Rapist’s Escape Hinders Justice

George Paul Anton had every reason to run when a 1st District judge let him skip closing arguments in his rape trial Friday.

Anton lives in Texas and, at age 68, was facing three rape counts that could land him in the Idaho state prison for the rest of his life. Besides, his trial wasn’t going very well - with his accuser, a state investigator, another alleged victim, a counselor and his own son testifying about his insatiable lust for teenage girls.

Anton, a former Coeur d’Alene resident, had nothing to lose.

But Judge Gary Haman gave Anton the benefit of the doubt and let him take two character witnesses to Spokane International Airport before the trial ended. Anton hasn’t been seen since. Now, several defense witnesses fear for their lives.

Cases such as Anton’s undercut public confidence in judicial decision-making and scare other women from bringing charges against sexual abusers. Concern for an adolescent living with Anton in Texas prompted his accuser to overcome her fears and testify against him.

Anton had threatened to kill her if she did.

The judicial snafu that provided Anton with his last chance of freedom amazed his courageous victim: “We finally got justice, but it doesn’t do any good if you don’t have anyone there to give it to.”

In Anton’s absence, a jury of five men and seven women unanimously convicted him of raping the woman regularly between December 1991 and August 1992, when she was 16 and 17 years old.

Anton also has been investigated on sex abuse allegations in Boise and McCall, Idaho. The verdicts Friday were his first convictions in a long, shady history.

In Haman’s defense, Anton wasn’t in custody and had had the opportunity to run any time during his trial. Also, Haman had personal experience on his side - no defendant ever had failed to appear for a verdict in his court.

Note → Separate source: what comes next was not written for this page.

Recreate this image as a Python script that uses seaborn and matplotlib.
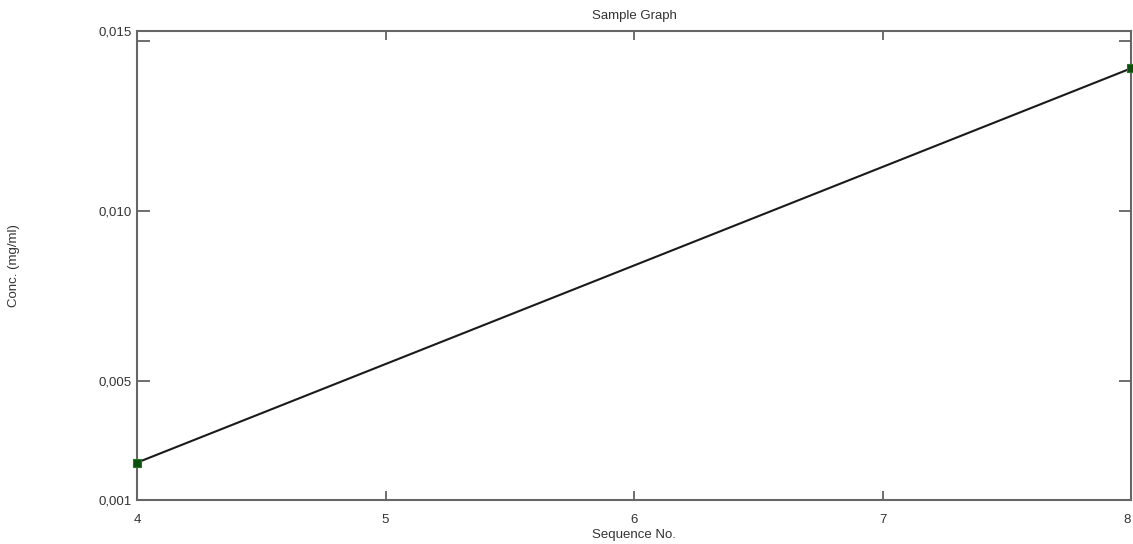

Haman, however, diminished the seriousness of the offense and set an irresistible temptation in Anton’s way by allowing him to go to the airport.

Anton, who has wormed his way out of trouble several times during his predatory life, should have been required to attend closing arguments. There, he would have heard his crimes detailed and learned what society thinks of a monster who repeatedly pushes sex on an impressionable teen.

Instead, the only lesson Anton learned from his latest scrape with the law is that the courts treat rape about as seriously as a traffic ticket.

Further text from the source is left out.